### Problem to solve
Copy every line from the data below in which the string "with" can be found.

[Records contained in a dataset]
..............................

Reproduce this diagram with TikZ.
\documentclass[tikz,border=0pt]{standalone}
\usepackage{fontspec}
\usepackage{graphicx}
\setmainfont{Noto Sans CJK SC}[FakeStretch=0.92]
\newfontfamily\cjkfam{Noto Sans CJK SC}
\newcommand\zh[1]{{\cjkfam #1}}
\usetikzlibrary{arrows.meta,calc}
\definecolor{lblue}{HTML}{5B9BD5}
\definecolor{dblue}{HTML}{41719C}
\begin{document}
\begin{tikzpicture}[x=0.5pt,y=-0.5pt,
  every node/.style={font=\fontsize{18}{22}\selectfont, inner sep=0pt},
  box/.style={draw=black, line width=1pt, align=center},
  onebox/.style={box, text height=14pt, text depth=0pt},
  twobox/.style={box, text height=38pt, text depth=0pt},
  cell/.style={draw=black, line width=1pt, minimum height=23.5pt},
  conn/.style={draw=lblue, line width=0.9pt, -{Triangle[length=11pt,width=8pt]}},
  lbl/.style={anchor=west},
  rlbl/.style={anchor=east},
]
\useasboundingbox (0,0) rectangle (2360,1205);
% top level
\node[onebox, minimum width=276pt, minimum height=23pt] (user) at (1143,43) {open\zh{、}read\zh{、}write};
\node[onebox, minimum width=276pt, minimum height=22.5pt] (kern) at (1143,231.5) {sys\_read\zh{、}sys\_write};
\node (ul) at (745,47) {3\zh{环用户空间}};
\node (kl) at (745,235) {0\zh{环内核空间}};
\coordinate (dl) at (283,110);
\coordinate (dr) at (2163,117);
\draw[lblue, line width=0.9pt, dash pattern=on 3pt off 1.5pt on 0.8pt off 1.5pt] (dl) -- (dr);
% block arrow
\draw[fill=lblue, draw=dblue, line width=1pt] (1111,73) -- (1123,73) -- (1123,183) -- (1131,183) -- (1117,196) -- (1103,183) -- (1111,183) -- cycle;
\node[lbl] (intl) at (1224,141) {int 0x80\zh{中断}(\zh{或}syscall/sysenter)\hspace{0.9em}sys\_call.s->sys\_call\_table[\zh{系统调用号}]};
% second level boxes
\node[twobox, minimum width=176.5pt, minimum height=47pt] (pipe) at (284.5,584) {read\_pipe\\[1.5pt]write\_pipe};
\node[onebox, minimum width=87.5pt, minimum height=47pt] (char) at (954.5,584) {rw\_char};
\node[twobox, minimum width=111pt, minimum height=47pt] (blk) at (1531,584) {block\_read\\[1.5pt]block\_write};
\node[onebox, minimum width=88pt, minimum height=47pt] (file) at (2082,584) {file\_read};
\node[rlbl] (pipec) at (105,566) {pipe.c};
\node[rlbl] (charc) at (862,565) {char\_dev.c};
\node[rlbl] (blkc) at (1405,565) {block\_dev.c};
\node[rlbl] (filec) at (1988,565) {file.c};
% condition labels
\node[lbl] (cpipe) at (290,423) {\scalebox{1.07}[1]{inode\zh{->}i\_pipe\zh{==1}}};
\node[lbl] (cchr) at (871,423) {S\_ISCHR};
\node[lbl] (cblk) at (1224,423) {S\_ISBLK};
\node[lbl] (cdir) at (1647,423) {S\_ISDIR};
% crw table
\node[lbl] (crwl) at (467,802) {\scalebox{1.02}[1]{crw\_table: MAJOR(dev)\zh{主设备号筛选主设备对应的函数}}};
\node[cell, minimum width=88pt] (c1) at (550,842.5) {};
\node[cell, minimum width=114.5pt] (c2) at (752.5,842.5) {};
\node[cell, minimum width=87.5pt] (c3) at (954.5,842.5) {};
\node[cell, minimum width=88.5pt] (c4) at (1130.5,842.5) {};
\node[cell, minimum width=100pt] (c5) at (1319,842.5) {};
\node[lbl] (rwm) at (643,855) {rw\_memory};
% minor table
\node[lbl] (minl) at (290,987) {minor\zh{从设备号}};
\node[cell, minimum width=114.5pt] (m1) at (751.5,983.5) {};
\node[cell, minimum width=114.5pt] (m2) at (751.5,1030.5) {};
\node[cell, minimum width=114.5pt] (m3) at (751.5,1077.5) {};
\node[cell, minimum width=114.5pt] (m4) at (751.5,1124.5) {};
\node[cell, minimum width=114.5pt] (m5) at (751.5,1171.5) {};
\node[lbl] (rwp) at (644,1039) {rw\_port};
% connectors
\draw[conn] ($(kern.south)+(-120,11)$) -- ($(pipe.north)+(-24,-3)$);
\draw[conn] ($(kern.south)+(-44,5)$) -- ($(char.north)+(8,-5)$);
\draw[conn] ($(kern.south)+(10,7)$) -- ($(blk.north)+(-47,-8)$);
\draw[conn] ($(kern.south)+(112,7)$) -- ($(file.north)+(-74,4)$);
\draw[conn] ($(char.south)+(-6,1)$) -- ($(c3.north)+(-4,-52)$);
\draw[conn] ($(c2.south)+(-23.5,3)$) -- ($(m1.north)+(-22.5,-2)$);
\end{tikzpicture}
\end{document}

..............................

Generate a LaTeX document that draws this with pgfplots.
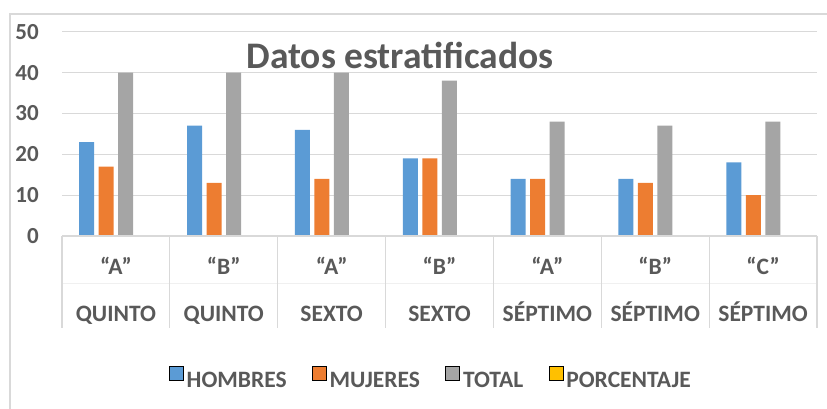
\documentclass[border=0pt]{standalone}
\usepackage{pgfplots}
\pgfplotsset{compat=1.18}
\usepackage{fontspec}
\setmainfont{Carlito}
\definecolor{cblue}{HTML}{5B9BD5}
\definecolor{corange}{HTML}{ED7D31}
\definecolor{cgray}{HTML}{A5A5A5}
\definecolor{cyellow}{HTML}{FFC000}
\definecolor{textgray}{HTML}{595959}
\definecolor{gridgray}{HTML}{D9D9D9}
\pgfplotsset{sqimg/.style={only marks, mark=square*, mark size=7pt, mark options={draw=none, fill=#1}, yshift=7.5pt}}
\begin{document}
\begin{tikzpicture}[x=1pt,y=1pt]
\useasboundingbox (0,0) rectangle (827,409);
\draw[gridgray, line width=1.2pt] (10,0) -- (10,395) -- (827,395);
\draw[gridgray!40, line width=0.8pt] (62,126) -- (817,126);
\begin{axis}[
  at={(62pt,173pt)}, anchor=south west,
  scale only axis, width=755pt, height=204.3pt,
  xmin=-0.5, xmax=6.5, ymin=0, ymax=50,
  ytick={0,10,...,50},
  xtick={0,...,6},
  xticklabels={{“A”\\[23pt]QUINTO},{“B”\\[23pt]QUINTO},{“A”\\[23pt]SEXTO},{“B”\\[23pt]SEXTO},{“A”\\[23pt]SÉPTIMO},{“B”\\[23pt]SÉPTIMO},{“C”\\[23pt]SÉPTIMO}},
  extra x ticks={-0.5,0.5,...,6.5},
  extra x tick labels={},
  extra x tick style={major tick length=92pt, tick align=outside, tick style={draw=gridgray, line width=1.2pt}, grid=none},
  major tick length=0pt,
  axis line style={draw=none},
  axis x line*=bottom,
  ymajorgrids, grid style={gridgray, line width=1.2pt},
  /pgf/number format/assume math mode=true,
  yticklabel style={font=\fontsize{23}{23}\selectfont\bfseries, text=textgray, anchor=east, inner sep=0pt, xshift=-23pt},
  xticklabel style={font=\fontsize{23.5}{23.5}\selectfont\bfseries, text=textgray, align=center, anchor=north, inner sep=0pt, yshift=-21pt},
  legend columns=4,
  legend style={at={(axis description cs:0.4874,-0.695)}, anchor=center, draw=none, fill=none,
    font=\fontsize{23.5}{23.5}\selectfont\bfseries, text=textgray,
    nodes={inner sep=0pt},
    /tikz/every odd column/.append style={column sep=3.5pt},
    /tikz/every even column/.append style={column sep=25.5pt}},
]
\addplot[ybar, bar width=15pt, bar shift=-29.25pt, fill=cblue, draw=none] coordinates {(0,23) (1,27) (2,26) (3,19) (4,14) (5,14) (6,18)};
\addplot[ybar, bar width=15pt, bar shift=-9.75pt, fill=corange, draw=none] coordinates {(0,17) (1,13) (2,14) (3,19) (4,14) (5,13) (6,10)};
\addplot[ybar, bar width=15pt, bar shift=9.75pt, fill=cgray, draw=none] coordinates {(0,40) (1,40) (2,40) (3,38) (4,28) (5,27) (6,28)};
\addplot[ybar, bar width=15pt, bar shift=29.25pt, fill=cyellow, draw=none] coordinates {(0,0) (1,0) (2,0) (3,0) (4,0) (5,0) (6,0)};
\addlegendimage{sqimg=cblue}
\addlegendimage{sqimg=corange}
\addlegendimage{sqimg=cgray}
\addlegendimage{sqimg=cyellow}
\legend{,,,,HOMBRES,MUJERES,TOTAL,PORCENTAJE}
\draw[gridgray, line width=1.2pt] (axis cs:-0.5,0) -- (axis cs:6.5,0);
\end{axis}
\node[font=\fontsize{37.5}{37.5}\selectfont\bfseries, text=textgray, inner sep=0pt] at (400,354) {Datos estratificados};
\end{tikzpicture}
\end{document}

..............................

### The result
Reproduce this diagram with TikZ.
Generate a LaTeX document that draws this with pgfplots.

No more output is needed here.